Extracted data entries
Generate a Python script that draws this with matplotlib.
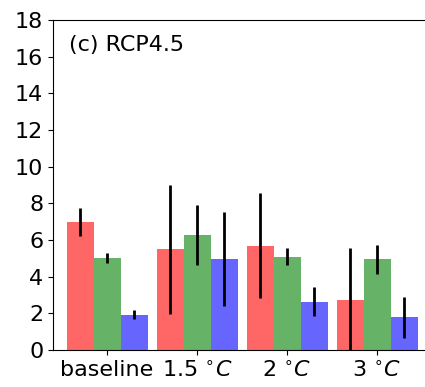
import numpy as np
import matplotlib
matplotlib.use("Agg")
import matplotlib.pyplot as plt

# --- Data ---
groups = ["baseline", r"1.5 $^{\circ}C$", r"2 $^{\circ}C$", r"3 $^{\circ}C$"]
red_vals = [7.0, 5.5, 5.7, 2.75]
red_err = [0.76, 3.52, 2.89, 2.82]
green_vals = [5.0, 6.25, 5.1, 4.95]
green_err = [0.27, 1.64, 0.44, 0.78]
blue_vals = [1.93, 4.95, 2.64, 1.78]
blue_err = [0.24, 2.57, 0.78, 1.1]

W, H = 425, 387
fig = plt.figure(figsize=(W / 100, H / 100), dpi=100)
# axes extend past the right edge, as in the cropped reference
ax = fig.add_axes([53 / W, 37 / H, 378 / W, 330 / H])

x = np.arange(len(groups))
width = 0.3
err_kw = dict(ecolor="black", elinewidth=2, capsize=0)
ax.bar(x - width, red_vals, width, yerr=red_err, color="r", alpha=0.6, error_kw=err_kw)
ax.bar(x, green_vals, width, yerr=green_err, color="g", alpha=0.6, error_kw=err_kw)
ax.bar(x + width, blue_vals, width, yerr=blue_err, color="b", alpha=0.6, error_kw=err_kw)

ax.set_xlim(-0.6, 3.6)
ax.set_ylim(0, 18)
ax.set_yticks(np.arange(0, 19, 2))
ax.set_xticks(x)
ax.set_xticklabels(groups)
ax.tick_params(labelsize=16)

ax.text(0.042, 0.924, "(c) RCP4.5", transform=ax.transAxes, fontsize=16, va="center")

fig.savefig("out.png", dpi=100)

...

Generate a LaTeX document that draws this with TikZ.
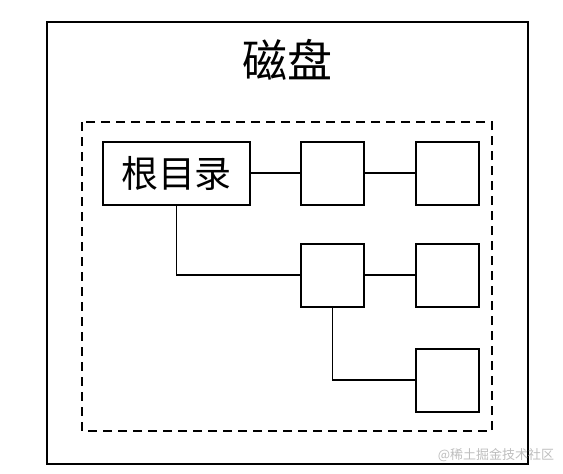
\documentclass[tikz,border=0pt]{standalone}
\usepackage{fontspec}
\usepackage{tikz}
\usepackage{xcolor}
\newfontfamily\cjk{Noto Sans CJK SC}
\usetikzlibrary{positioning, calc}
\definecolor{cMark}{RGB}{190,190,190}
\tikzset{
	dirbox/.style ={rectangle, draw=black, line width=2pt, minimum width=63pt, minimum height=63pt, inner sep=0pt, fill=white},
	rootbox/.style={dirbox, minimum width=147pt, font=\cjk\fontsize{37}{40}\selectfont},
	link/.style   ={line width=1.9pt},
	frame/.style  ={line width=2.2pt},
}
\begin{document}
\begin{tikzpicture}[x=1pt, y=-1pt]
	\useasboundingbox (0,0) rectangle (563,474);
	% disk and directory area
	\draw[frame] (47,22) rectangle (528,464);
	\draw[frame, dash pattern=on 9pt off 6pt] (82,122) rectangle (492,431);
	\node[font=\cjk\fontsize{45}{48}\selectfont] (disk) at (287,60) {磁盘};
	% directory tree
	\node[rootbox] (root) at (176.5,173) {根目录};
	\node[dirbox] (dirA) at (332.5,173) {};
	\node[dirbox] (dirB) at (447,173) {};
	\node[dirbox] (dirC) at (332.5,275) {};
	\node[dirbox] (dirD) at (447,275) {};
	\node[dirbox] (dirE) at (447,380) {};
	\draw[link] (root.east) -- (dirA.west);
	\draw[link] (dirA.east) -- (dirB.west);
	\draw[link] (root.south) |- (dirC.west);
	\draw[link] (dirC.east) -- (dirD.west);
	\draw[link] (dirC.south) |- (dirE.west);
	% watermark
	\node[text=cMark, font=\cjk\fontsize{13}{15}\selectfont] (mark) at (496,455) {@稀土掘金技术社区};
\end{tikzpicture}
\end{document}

_The problem_
From the line that has "Generate a Python" through the line that has "ax = fig.add_axes([53", reproduce each line exactly as it stands and nothing else; do not include any pictures.

_Answer to this task_
Generate a Python script that draws this with matplotlib.
import numpy as np
import matplotlib
matplotlib.use("Agg")
import matplotlib.pyplot as plt

# --- Data ---
groups = ["baseline", r"1.5 $^{\circ}C$", r"2 $^{\circ}C$", r"3 $^{\circ}C$"]
red_vals = [7.0, 5.5, 5.7, 2.75]
red_err = [0.76, 3.52, 2.89, 2.82]
green_vals = [5.0, 6.25, 5.1, 4.95]
green_err = [0.27, 1.64, 0.44, 0.78]
blue_vals = [1.93, 4.95, 2.64, 1.78]
blue_err = [0.24, 2.57, 0.78, 1.1]

W, H = 425, 387
fig = plt.figure(figsize=(W / 100, H / 100), dpi=100)
# axes extend past the right edge, as in the cropped reference
ax = fig.add_axes([53 / W, 37 / H, 378 / W, 330 / H])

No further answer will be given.